▶ Requirements:
Find the word "that" in the records below. List each line containing it.

▶ Excerpted data:
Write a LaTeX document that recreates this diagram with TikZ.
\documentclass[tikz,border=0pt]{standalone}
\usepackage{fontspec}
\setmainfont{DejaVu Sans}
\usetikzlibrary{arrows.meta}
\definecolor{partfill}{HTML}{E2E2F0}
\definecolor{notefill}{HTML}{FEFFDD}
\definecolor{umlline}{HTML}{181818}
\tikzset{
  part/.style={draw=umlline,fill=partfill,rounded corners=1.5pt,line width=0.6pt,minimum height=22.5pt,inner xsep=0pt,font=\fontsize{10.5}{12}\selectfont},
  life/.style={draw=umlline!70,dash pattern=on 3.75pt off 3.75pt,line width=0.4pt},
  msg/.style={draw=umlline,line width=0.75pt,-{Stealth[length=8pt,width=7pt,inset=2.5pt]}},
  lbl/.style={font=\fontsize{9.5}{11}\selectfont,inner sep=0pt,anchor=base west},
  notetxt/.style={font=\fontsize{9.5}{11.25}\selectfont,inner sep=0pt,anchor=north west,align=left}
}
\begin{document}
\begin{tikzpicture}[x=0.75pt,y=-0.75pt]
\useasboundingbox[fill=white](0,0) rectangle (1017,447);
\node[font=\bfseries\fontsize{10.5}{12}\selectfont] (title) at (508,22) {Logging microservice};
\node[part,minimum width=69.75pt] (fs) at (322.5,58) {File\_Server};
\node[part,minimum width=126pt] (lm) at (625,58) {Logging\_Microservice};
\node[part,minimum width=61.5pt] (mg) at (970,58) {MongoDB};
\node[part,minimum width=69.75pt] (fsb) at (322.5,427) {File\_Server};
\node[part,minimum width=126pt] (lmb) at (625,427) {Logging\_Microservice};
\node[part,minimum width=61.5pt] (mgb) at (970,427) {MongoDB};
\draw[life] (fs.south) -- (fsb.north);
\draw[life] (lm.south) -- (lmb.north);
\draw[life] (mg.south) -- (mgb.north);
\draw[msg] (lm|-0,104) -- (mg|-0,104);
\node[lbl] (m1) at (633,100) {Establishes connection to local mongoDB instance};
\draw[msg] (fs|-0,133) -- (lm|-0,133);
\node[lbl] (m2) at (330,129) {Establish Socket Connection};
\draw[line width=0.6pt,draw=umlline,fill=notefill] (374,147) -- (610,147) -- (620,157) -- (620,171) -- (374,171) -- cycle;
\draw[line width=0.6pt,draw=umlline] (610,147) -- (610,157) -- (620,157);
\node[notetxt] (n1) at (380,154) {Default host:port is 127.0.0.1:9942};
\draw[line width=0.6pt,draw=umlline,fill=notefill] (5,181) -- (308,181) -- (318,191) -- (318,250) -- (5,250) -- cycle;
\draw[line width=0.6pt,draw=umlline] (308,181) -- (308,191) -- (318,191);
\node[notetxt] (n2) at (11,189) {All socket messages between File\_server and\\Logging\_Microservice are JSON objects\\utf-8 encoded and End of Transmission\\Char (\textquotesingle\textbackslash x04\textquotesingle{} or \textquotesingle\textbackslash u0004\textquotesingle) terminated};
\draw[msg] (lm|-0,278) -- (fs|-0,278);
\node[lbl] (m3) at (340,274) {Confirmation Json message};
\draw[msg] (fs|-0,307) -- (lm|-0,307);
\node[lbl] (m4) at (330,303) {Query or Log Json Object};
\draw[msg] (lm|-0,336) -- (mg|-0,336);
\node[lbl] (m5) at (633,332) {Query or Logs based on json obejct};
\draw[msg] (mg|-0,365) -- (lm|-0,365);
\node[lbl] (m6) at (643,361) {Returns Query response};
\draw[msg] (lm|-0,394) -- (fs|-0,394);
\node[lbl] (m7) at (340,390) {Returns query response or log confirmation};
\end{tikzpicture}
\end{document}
--
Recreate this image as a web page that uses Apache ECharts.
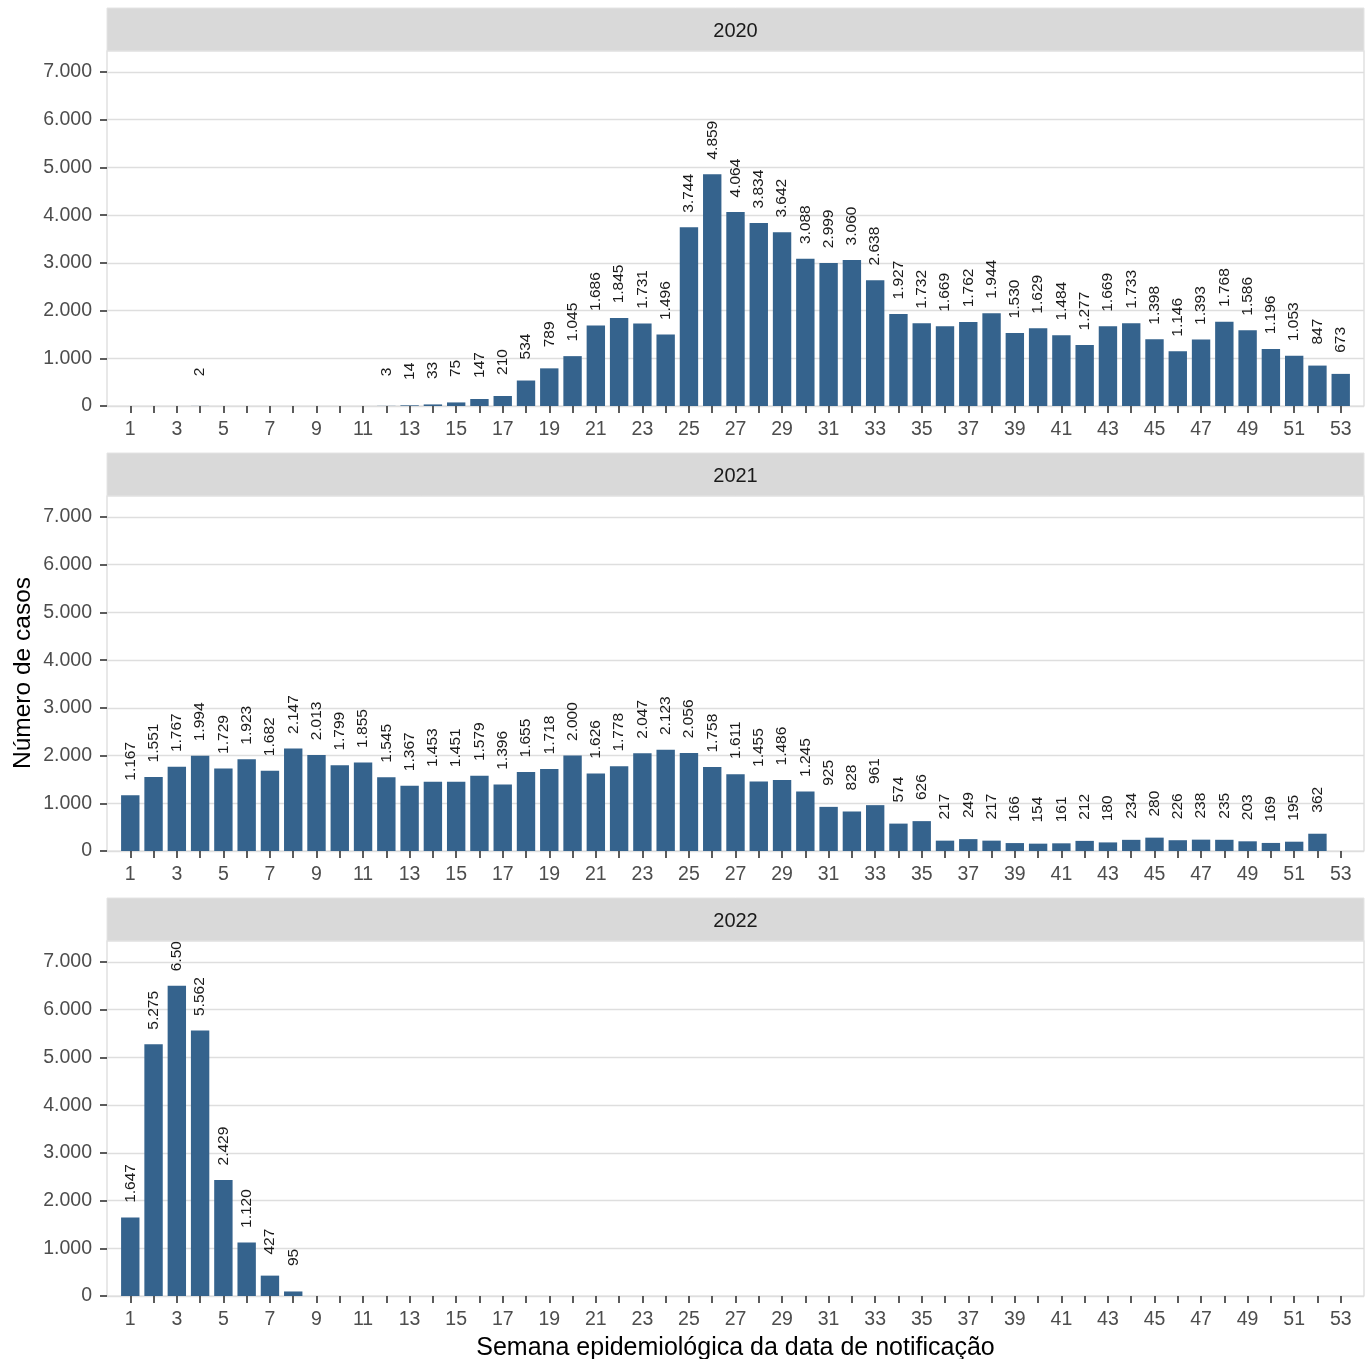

▶ Answer:
Write a LaTeX document that recreates this diagram with TikZ.
Recreate this image as a web page that uses Apache ECharts.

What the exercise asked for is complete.